Yusuf L Henuk, Jonatan Ginting, Hasanuddin, Rosmayati and Darma Bakti
University of Sumatera Utara, Indonesia
ScientificTracks Abstracts: J Plant Pathol Microbiol
DOI: 10.4172/2157-7471-C1-005
Many crops that supply carbohydrates grow well in Indonesia, including cereals (rice, maize, sorghum, foxtailmillet), tubers (cassava, sweetpotato, potato, arrowroot, canna), and tree crops (sago, breadfruit, banana). The variety of staple foods consumed by Indonesians is diverse. During the period 2004–2013, four main staple crops in Indonesia were rice (53.5% of diet), cassava (22.2% of diet), maize (18.9% of diet), and potatoes (4.99% of diet). In 2012, for example, Indonesian rice consumption was about 130 kg/person/year, higher than the average world level of 60 kg/person/year. Over the last ten years, except for DKI Jakarta, all provinces increased cereal production from 2004–2013. The largest increase was in Kepulauan Riau (11.43%) and Gorontalo (10.51%). Exports of major food commodities are concentrated in few countries. For maize dan rice, in particular, the global export market is largely dominated by top five exporters on globally trade grains, i.e.

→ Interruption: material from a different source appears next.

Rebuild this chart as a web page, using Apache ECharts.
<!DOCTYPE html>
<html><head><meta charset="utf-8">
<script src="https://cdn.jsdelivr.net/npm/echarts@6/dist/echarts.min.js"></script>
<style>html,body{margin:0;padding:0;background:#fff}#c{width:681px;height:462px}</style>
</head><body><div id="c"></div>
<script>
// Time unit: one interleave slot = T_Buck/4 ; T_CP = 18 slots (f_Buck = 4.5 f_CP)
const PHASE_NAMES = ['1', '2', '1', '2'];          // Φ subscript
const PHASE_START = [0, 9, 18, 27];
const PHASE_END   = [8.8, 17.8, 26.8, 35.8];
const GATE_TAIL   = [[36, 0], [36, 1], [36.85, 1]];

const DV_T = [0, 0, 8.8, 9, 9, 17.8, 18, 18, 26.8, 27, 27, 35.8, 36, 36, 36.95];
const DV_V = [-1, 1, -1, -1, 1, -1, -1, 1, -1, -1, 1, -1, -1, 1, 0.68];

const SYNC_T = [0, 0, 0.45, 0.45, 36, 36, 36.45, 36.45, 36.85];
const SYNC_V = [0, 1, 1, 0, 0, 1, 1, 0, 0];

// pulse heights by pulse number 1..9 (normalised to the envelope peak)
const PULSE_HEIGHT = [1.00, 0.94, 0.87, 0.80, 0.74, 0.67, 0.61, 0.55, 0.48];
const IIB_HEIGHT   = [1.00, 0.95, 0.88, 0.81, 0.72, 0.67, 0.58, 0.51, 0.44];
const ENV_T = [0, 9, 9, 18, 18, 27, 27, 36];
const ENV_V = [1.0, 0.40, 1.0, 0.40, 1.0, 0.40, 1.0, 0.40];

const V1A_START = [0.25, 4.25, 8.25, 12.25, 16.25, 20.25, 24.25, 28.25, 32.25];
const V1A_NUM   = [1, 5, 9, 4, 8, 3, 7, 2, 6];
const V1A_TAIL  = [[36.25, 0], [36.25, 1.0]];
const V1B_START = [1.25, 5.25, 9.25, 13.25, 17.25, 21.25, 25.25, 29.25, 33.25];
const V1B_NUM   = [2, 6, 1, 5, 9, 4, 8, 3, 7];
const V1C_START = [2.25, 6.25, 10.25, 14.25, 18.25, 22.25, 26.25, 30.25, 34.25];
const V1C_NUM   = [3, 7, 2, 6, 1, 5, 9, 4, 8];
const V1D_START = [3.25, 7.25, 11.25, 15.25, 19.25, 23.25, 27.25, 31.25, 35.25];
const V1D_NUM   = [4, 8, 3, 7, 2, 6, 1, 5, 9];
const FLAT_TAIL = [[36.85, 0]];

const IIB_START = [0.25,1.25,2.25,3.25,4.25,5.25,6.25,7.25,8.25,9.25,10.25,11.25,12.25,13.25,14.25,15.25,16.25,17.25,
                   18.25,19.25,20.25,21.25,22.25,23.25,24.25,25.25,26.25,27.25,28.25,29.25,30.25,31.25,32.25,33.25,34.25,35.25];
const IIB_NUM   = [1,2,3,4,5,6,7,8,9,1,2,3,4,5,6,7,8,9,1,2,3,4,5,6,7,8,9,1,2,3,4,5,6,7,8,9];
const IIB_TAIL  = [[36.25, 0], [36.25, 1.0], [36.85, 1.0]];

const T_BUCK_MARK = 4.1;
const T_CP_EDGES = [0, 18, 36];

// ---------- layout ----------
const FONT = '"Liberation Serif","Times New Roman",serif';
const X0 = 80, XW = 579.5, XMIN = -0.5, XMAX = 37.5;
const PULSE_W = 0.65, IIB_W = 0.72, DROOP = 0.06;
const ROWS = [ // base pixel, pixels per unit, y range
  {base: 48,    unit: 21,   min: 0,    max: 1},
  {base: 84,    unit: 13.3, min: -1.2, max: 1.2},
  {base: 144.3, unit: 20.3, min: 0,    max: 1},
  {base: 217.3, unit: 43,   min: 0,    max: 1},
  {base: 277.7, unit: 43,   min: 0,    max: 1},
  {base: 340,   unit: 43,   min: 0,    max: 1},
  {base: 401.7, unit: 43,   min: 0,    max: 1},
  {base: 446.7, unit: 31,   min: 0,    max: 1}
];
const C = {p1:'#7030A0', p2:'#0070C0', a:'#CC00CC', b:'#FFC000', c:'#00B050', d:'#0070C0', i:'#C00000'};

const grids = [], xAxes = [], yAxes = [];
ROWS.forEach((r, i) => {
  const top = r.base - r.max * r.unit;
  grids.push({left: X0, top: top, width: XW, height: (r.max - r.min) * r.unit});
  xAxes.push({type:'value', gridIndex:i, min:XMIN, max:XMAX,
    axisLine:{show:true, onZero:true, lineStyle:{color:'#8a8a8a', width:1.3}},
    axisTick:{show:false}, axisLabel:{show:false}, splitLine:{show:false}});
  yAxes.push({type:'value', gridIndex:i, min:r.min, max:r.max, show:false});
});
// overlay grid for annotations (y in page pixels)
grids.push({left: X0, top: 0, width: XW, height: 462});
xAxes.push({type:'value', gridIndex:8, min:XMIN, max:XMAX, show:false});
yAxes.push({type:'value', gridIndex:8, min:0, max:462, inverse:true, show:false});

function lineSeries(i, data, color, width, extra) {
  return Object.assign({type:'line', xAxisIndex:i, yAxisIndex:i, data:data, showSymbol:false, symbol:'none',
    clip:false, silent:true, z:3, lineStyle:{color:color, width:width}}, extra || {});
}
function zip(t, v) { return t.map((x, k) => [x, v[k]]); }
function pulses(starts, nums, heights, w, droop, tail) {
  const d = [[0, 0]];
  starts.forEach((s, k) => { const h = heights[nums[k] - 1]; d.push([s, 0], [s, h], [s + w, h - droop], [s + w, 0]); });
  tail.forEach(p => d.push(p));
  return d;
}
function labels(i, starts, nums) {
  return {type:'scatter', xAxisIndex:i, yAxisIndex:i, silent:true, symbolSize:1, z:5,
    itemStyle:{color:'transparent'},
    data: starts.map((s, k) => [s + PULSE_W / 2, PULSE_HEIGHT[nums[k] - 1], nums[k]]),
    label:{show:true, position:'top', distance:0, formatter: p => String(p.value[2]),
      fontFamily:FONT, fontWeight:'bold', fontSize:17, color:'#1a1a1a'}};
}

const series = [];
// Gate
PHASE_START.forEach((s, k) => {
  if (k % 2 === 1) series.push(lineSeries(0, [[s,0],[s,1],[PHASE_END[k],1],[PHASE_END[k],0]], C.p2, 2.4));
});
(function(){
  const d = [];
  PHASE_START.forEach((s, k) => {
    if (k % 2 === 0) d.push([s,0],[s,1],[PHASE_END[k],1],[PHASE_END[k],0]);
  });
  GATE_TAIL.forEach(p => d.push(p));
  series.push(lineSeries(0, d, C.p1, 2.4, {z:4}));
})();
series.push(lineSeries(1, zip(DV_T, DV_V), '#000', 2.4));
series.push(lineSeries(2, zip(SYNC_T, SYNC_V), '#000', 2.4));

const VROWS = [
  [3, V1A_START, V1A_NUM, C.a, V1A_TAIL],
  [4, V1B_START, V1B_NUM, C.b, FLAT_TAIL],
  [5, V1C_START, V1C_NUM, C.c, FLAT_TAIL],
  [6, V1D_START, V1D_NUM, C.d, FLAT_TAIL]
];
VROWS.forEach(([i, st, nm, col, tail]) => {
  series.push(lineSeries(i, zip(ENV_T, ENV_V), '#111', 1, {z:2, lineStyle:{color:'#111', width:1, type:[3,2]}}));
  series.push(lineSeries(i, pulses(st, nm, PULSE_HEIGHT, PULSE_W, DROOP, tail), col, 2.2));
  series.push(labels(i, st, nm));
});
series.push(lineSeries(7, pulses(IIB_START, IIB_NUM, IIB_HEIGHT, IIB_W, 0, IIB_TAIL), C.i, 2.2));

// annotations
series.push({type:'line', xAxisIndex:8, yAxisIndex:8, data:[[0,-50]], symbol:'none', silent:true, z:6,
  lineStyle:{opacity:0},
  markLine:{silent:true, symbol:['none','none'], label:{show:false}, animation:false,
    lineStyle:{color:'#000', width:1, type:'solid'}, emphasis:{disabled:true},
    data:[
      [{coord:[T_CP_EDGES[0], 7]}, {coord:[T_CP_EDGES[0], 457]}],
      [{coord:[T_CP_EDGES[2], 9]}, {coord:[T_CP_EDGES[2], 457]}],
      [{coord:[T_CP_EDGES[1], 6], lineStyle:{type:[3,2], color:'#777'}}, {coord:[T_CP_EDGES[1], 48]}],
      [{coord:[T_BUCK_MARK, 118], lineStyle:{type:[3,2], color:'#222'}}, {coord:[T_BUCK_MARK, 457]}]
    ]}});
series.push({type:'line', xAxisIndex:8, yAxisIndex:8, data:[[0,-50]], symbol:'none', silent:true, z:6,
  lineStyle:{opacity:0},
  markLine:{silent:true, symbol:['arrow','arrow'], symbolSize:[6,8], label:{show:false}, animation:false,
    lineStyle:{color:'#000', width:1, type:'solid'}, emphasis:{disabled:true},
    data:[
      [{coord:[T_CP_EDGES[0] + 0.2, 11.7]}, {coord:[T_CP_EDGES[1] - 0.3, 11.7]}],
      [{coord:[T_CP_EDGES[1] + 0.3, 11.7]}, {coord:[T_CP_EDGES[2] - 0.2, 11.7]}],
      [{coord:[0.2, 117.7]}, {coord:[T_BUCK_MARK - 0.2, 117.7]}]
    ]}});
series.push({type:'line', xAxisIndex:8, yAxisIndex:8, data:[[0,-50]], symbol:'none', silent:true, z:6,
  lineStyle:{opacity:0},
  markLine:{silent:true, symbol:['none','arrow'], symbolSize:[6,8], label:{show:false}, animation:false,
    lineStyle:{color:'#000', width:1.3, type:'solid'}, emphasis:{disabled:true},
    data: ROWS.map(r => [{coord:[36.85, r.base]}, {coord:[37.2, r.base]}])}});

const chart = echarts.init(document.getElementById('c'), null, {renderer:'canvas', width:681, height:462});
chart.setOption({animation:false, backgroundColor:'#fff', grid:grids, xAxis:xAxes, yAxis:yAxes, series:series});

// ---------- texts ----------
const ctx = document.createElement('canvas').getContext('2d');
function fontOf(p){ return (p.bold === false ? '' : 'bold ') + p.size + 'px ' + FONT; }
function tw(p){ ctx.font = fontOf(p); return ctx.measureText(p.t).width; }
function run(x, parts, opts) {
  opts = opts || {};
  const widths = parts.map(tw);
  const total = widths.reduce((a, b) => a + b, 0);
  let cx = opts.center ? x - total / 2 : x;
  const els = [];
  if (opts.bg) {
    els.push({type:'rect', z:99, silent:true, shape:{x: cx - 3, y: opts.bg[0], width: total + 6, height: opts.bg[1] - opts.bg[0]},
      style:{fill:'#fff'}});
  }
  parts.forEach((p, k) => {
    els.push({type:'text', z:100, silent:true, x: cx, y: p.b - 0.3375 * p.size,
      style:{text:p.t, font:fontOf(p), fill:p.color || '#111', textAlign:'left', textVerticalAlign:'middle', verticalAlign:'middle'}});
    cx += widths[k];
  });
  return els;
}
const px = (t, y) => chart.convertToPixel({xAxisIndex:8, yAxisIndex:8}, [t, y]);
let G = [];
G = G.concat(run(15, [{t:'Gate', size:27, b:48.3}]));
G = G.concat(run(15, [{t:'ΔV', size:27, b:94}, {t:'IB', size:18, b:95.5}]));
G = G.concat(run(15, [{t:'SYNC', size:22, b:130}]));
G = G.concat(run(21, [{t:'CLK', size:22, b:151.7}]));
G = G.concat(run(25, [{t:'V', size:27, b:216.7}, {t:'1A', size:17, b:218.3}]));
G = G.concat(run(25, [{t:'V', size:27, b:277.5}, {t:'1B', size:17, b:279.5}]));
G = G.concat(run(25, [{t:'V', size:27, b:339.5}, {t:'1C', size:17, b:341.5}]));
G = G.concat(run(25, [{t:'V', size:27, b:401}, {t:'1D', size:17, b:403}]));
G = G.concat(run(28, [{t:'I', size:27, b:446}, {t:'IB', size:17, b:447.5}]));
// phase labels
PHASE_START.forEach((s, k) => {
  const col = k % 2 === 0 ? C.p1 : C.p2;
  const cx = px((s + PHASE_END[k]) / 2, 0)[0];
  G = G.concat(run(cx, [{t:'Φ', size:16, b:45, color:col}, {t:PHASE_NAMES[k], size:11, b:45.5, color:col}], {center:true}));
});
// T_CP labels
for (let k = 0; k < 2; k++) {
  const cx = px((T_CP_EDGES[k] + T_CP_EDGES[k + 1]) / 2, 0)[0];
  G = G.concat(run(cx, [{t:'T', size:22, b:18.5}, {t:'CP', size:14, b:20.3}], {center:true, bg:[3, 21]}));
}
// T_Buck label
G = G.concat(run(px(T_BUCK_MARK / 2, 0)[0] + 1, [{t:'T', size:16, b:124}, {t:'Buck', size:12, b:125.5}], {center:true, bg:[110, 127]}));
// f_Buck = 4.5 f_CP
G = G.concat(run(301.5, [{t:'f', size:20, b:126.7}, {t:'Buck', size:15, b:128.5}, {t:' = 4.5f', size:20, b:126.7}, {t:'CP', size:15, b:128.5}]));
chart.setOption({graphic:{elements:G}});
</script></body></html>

The United States, Argentina, Brazil, France, China and Thailand, Vietnam, India, The United States, Pakistan, respectively. Indonesia has achieved the MDG hunger target, by reducing the proportion of undernourished people from 19.7% of the population in 1990–92 to 8.7% in 2012–2014. The poultry industry consumes approximately 83% of Indonesia’s animal feed. Aquaculture consumes 11% and the remaining 6% is consumed by cattle and swine. On average, livestock feed is composed of corn (50%), soybean meal (15-20%), corn gluten meal (3%), CPO (2%), fish meal (5%), rice bran (15%), wheat pollard (8%), and premix (0.6%). Indonesian feed millers are heavily reliant on imported feed ingredients from the top five exporters on globally trade grains above. Beef alone accounted for about 19% with 2.50 kg/capita/year of Indonesia’s total meat consumption compared to broiler of 55% with 3.751 kg/capita/year, native chickens of 11% with 0.528 kg/capita/year, pork of 8% with 0.156 kg/capita/year, goat of 7% with 0.111 kg/capita/year, and others species 1% with its total per capita meat consumption from livestock in Indonesia is still lower compared to many countries and they generally increase with higher income. Rank and score of global food index of Indonesia from 2012 to 2015 as follows: 64, 66, 72, 74 and 46.8, 45.6, 46.5, 46.7 respectively. Indonesia is in “Moderate Environment” in 2016 with overall rank 13/23 in Asia and Pacific by income level with overall score of 50.6/100.

Yusuf L Henuk is a Professor in the Faculty of Agriculture at University of Sumatera Utara (USU), Medan, North Sumatera, Indonesia. He received a Bachelor’s degree (S1: ‘Sarjana’) from the University of Nusa Cendana in Kupang-Indonesia in 1984. He obtained Master’s in Rural Science (MRurSc) from the University of New England in 1995 and continued Doctor of Philosophy (PhD) from the University of Queensland in Australia from 1998–2001. He was a prolific Writer and has published many articles in either national or international journals within the field of Agriculture and mainly Animal Sciences. He also participated in many national and international seminars, e.g., The 25th World Poultry Congress (“Invited Speaker”: China National Convention Center, Beijing, 05-09 September, 2016); and the 1st Public Health International Conference (PHICo), Faculty of Public Health, University of Sumatera Utara (“Invited Speaker”: Grandhika Hotel, December 01-02, 2016).